Prep 45 mins
Cook 2 hrs 30 mins
This is an authentic tasting "ragu" sauce that is super rich and super flavorful. The bolognese portion of this recipe can be served over any thick pasta, as well as, be the primary component of this lasagna. I happen to LOVE this lasagna and have been tweaking it for years. I'm not a fan of ricotta cheese based lasagna's and as you'll see from this recipe...this is coupled with a beschemel type sauce rather than ricotta or cottage cheese. You can spice this one up further (I sure do!) with crushed red peppers in your sauce. You can also tone it down with mild italian sausage or turkey italian sausage. The Bolognese sauce can be made up to 3 days in advance and warmed up to make for the lasagna. This lasagna is also best baked right after assembling or the pasta will absorb the sauces and dry out. Enjoy!!
- 2 tablespoons butter
- 1 tablespoon olive oil
- 1 onion, finely chopped
- 2 carrots, finely chopped
- 2 celery ribs, finely chopped
- 4 garlic cloves, finely chopped
- 3 links hot Italian sausage or 3 links hot Italian turkey sausage
- 1 lb lean ground beef
- 4 ounces ground lean pork (can be omitted to use all ground beef)
- 1⁄2 cup dry white wine
- 28 ounces crushed plum tomatoes
- 3 -4 cups beef stock
- 1⁄4 cup heavy cream (or 1/2 & 1/2)
- 12 no-boil lasagna noodles
- 3⁄4 cup fresh parmesan cheese
- 1⁄4 cup butter
- 1⁄2 cup all-purpose flour
- 3 3⁄4 cups milk, heated
- First make the Bolognese Sauce:.
- Brown and drain grease from the ground beef, ground pork and sausage in a large saute pan. Break up all lumps with spoon.

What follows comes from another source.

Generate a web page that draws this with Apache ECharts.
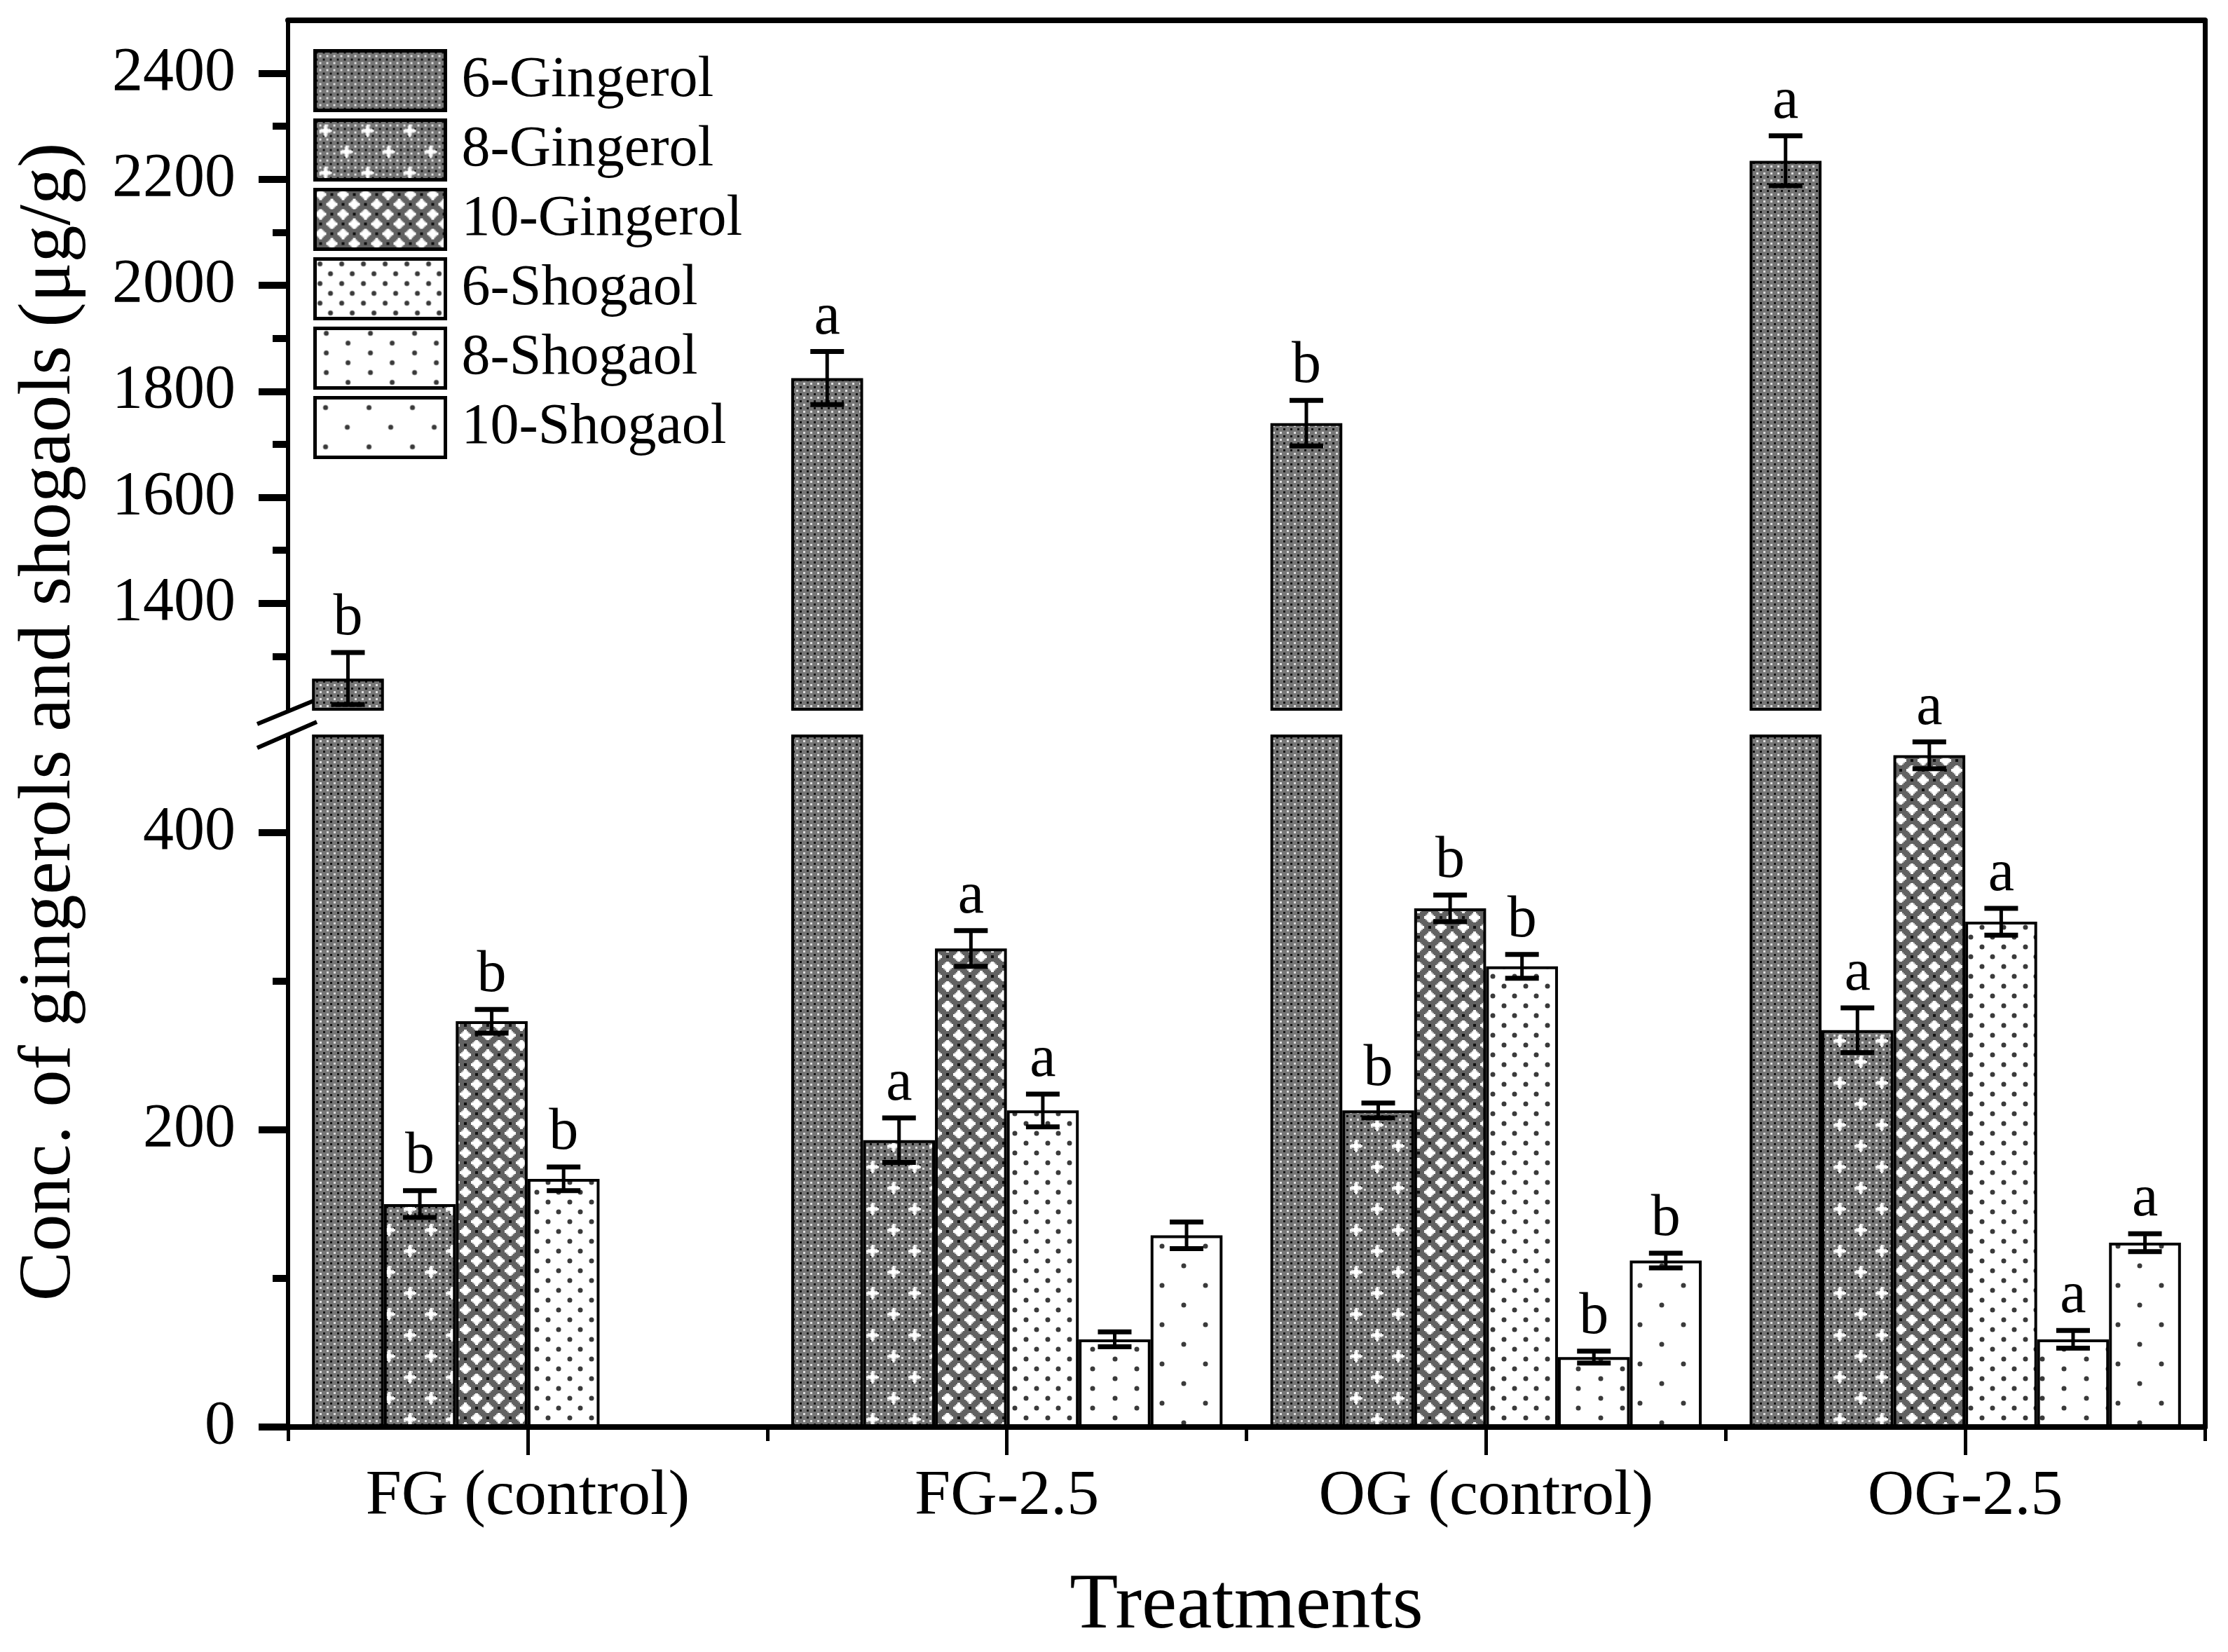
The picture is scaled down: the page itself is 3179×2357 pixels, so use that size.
<!DOCTYPE html>
<html>
<head>
<meta charset="utf-8">
<script src="https://cdn.jsdelivr.net/npm/echarts/dist/echarts.min.js"></script>
<style>
  html, body { margin: 0; padding: 0; background: #fff; }
  #chart { width: 3179px; height: 2357px; }
</style>
</head>
<body>
<div id="chart"></div>
<script>
// ---- data ----
const categories = ['FG (control)', 'FG-2.5', 'OG (control)', 'OG-2.5'];
const seriesNames = ['6-Gingerol', '8-Gingerol', '10-Gingerol', '6-Shogaol', '8-Shogaol', '10-Shogaol'];

const gingerol6 = [1258, 1825, 1740, 2235];
const gingerol8 = [150, 193, 213, 267];
const gingerol10 = [273, 322, 349, 452];
const shogaol6 = [167, 213, 310, 340];
const shogaol8 = [null, 59, 47, 59];
const shogaol10 = [null, 129, 112, 124];

const gingerol6Err = [49, 50, 43, 47];
const gingerol8Err = [9, 15, 5, 15];
const gingerol10Err = [8, 12, 9, 9];
const shogaol6Err = [8, 11, 8, 9];
const shogaol8Err = [null, 5, 4, 6];
const shogaol10Err = [null, 9, 5, 6];

const gingerol6Letters = ['b', 'a', 'b', 'a'];
const gingerol8Letters = ['b', 'a', 'b', 'a'];
const gingerol10Letters = ['b', 'a', 'b', 'a'];
const shogaol6Letters = ['b', 'a', 'b', 'a'];
const shogaol8Letters = ['', '', 'b', 'a'];
const shogaol10Letters = ['', '', 'b', 'a'];

// broken y axis: upper and lower parts
const upperRange = [1200, 2500];
const lowerRange = [0, 465];
const upperTicks = [1400, 1600, 1800, 2000, 2200, 2400];
const upperMinorTicks = [1300, 1500, 1700, 1900, 2100, 2300];
const lowerTicks = [0, 200, 400];
const lowerMinorTicks = [100, 300];

const values = [gingerol6, gingerol8, gingerol10, shogaol6, shogaol8, shogaol10];
const errors = [gingerol6Err, gingerol8Err, gingerol10Err, shogaol6Err, shogaol8Err, shogaol10Err];
const letters = [gingerol6Letters, gingerol8Letters, gingerol10Letters, shogaol6Letters, shogaol8Letters, shogaol10Letters];

const FONT = '"Liberation Serif", "Times New Roman", serif';

// ---- fill textures ----
function tile(w, h, draw) {
  const c = document.createElement('canvas');
  c.width = w; c.height = h;
  const ctx = c.getContext('2d');
  draw(ctx, w, h);
  return { image: c, repeat: 'repeat' };
}
function fineGrey(ctx, w, h) {
  ctx.fillStyle = '#767676';
  ctx.fillRect(0, 0, w, h);
  for (let y = 0; y < h; y += 10) {
    for (let x = 0; x < w; x += 10) {
      ctx.fillStyle = '#111';
      ctx.fillRect(x + 1, y + 1, 3, 3);
      ctx.fillStyle = '#e0e0e0';
      ctx.fillRect(x + 6, y + 6, 3, 3);
    }
  }
}
function star(ctx, cx, cy, r, t) {
  ctx.fillStyle = '#d0d0d0';
  ctx.fillRect(cx - r + 2, cy - t, 2 * r - 4, 2 * t);
  ctx.fillRect(cx - t, cy - r + 2, 2 * t, 2 * r - 4);
  ctx.fillStyle = '#fff';
  ctx.fillRect(cx - r, cy - t / 2, 2 * r, t);
  ctx.fillRect(cx - t / 2, cy - r, t, 2 * r);
  ctx.fillRect(cx - t, cy - t, 2 * t, 2 * t);
}
function dots(ctx, w, h, pts, rad) {
  ctx.fillStyle = '#fff';
  ctx.fillRect(0, 0, w, h);
  ctx.fillStyle = '#3a3a3a';
  pts.forEach(p => { ctx.beginPath(); ctx.arc(p[0], p[1], rad, 0, Math.PI * 2); ctx.fill(); });
}
const patterns = [
  tile(20, 20, fineGrey),
  tile(60, 60, (ctx, w, h) => { fineGrey(ctx, w, h); star(ctx, 15, 15, 9, 3); star(ctx, 45, 45, 9, 3); }),
  tile(32, 28, (ctx, w, h) => {
    ctx.fillStyle = '#626262'; ctx.fillRect(0, 0, w, h);
    ctx.fillStyle = '#111';
    ctx.fillRect(22, 5, 4, 4); ctx.fillRect(6, 19, 4, 4);
    star(ctx, 8, 7, 8, 4); star(ctx, 24, 21, 8, 4);
  }),
  tile(31, 28, (ctx, w, h) => dots(ctx, w, h, [[7, 7], [22, 21]], 3.5)),
  tile(63, 28, (ctx, w, h) => dots(ctx, w, h, [[16, 7], [47, 21]], 3.5)),
  tile(62, 56, (ctx, w, h) => dots(ctx, w, h, [[15, 14], [46, 42]], 3.5))
];

// ---- layout ----
const L = 411, R = 33;
const TOP = 29, UPPER_BOTTOM = 1012, LOWER_TOP = 1050, AXIS_Y = 2036;
const W = 3179, H = 2357;

const BAR_GAP_CAT = 0.1;
const N = seriesNames.length;

function errorSeries(k, xAxisIndex, yAxisIndex, range) {
  const data = [];
  const lab = [];
  values[k].forEach((v, i) => {
    if (v == null) return;
    if (v < range[0] || v > range[1]) return;
    data.push([i, v, errors[k][i]]);
    lab.push(letters[k][i]);
  });
  return {
    type: 'custom',
    xAxisIndex, yAxisIndex,
    z: 5,
    clip: false,
    silent: true,
    data,
    renderItem: function (params, api) {
      const ci = api.value(0), v = api.value(1), e = api.value(2);
      const band = api.size([1, 0])[0];
      const bw = band * (1 - BAR_GAP_CAT) / N;
      const x = api.coord([ci, v])[0] + (k - (N - 1) / 2) * bw;
      const yTop = api.coord([ci, v + e])[1];
      const yBot = api.coord([ci, v - e])[1];
      const cap = 24;
      const children = [
        { type: 'line', shape: { x1: x, y1: yTop, x2: x, y2: yBot }, style: { stroke: '#000', lineWidth: 5 } },
        { type: 'line', shape: { x1: x - cap, y1: yTop, x2: x + cap, y2: yTop }, style: { stroke: '#000', lineWidth: 7 } },
        { type: 'line', shape: { x1: x - cap, y1: yBot, x2: x + cap, y2: yBot }, style: { stroke: '#000', lineWidth: 7 } }
      ];
      const t = lab[params.dataIndex];
      if (t) {
        children.push({
          type: 'text',
          style: { text: t, x: x, y: yTop - 6, fill: '#000', font: '84px ' + FONT, align: 'center', verticalAlign: 'bottom' }
        });
      }
      return { type: 'group', children };
    }
  };
}

const series = [];
values.forEach((vals, k) => {
  const common = {
    type: 'bar',
    name: seriesNames[k],
    data: vals,
    barGap: '0%',
    barCategoryGap: (BAR_GAP_CAT * 100) + '%',
    clip: true,
    silent: true,
    itemStyle: { color: patterns[k], borderColor: '#000', borderWidth: 4 }
  };
  series.push(Object.assign({}, common, { xAxisIndex: 1, yAxisIndex: 2 }));
  series.push(Object.assign({}, common, { xAxisIndex: 0, yAxisIndex: 0 }));
});
values.forEach((vals, k) => {
  series.push(errorSeries(k, 0, 0, upperRange));
  series.push(errorSeries(k, 1, 2, lowerRange));
});

const tickLabel = { fontFamily: FONT, fontSize: 88, color: '#000', margin: 75, formatter: v => String(v) };
const axisBlack = (w) => ({ show: true, onZero: false, lineStyle: { color: '#000', width: w } });
const ticks = (vals, len, w) => ({ show: true, inside: false, customValues: vals, length: len, lineStyle: { color: '#000', width: w, opacity: 1 } });

const option = {
  animation: false,
  backgroundColor: '#fff',
  grid: [
    { left: L, right: R, top: TOP, bottom: H - UPPER_BOTTOM },
    { left: L, right: R, top: LOWER_TOP, bottom: H - AXIS_Y },
    { left: L, right: R, top: TOP, bottom: H - AXIS_Y }
  ],
  xAxis: [
    { gridIndex: 0, type: 'category', data: categories, show: false },
    {
      gridIndex: 1, type: 'category', data: categories, position: 'bottom',
      axisLine: axisBlack(8),
      axisTick: { show: true, alignWithLabel: true, length: 40, lineStyle: { color: '#000', width: 5 } },
      axisLabel: { fontFamily: FONT, fontSize: 92, color: '#000', margin: 54 },
      name: 'Treatments', nameLocation: 'middle', nameGap: 200,
      nameTextStyle: { fontFamily: FONT, fontSize: 113, color: '#000' }
    },
    {
      gridIndex: 1, type: 'category', data: categories, position: 'bottom',
      axisLine: { show: false },
      axisTick: { show: true, alignWithLabel: false, length: 20, lineStyle: { color: '#000', width: 5 } },
      axisLabel: { show: false }
    },
    {
      gridIndex: 2, type: 'value', position: 'top', min: 0, max: 1,
      axisLine: axisBlack(8), axisTick: { show: false }, axisLabel: { show: false }, splitLine: { show: false }
    }
  ],
  yAxis: [
    {
      gridIndex: 0, type: 'value', position: 'left', min: upperRange[0], max: upperRange[1],
      axisLine: axisBlack(6), splitLine: { show: false },
      axisTick: ticks(upperTicks, 42, 10),
      axisLabel: Object.assign({ customValues: upperTicks }, tickLabel)
    },
    {
      gridIndex: 0, type: 'value', position: 'left', min: upperRange[0], max: upperRange[1],
      axisLine: { show: false }, splitLine: { show: false }, axisLabel: { show: false },
      axisTick: ticks(upperMinorTicks, 22, 10)
    },
    {
      gridIndex: 1, type: 'value', position: 'left', min: lowerRange[0], max: lowerRange[1],
      axisLine: axisBlack(6), splitLine: { show: false },
      axisTick: ticks(lowerTicks, 42, 10),
      axisLabel: Object.assign({ customValues: lowerTicks }, tickLabel)
    },
    {
      gridIndex: 1, type: 'value', position: 'left', min: lowerRange[0], max: lowerRange[1],
      axisLine: { show: false }, splitLine: { show: false }, axisLabel: { show: false },
      axisTick: ticks(lowerMinorTicks, 22, 10)
    },
    {
      gridIndex: 2, type: 'value', position: 'right', min: 0, max: 1,
      axisLine: axisBlack(7), axisTick: { show: false }, axisLabel: { show: false }, splitLine: { show: false }
    }
  ],
  legend: {
    data: seriesNames,
    orient: 'vertical',
    left: 442, top: 65,
    itemWidth: 186, itemHeight: 85, itemGap: 9,
    icon: 'rect',
    itemStyle: { borderColor: '#000', borderWidth: 5 },
    textStyle: { fontFamily: FONT, fontSize: 82, color: '#000', padding: [0, 0, 0, 18] }
  },
  graphic: [
    {
      type: 'text', x: 71, y: 1030, rotation: Math.PI / 2,
      style: { text: 'Conc. of gingerols and shogaols (μg/g)', font: '106px ' + FONT, fill: '#000', align: 'center', verticalAlign: 'middle' }
    },
    { type: 'line', shape: { x1: 367, y1: 1033, x2: 452, y2: 998 }, style: { stroke: '#000', lineWidth: 6 } },
    { type: 'line', shape: { x1: 367, y1: 1067, x2: 452, y2: 1030 }, style: { stroke: '#000', lineWidth: 6 } }
  ],
  series
};

const chart = echarts.init(document.getElementById('chart'), null, { renderer: 'canvas' });
chart.setOption(option);
</script>
</body>
</html>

- Add in 2 T butter and 1 T olive oil and saute the onions, garlic, carrots and celery until softened. Add salt and pepper to taste.
- Add the wine and stir and then simmer for 5 minutes, or until reduced.
- Add the tomatoes and 1 cup of beef stock and bring to a boil. Stir the sauce well, then lower heat and half cover pan with lid and simmer gently for 2 hours. Stir occasionally during this time and add more stock as it becomes absorbed.
- Pour the cream into the sauce, stir well to mix, then simmer without lid for 30 minutes, stirring frequently.
- AT THIS STAGE -- YOU CAN SERVE THIS OVER THICK PASTA. FOR LASAGNA BOLOGNESE -- CONTINUE WITH RECIPE.
- Preheat oven to 375. If the bolognese sauce is cold, reheat it. Stir in enough stock to make it runny, if necessary.
- Make the white sauce by melting 1/4 cup butter in a medium saucepan. Add the flour and cook, stirring for 1-2 minutes. Add the hot milk a little at a time, whisking vigorously after each addition. Bring to a boil and cook, stirring until the sauce is smooth and thick. Add salt and pepper to taste, whisk well, then remove from heat.
- Spread 1/3 of Bolognese sauce over the bottom of a 9x13 baking dish.
- Cover the Bolognese sauce in the base of the dish with 1/4 white sauce, followed by 4 sheets of lasagna. Repeat the layers twice more, then cover the top layer of lasagna with the remaining white sauce and sprinkle the grated Parmesan over the top.
- Bake for 40-45 minutes or until the pasta feels tender when pierced with a fork. Let stand for 20 minutes before serving.
I made just the bolognese sauce to serve over pasta. I was feeding a big crowd so I used 1 pound of ground beef and 1 1/2 pounds of ground Italian sausage. To compensate for the extra meat, I added a 6 ounce can of tomato paste, a little more than 1/2 cup of wine, and all 4 cups of beef broth. I also tossed in 2 teaspoons of Italian seasonings. It turned out great! I really liked the richness from the beef broth. This is a definite winner. Thank you for posting! Reviewed for PAC - Fall '08.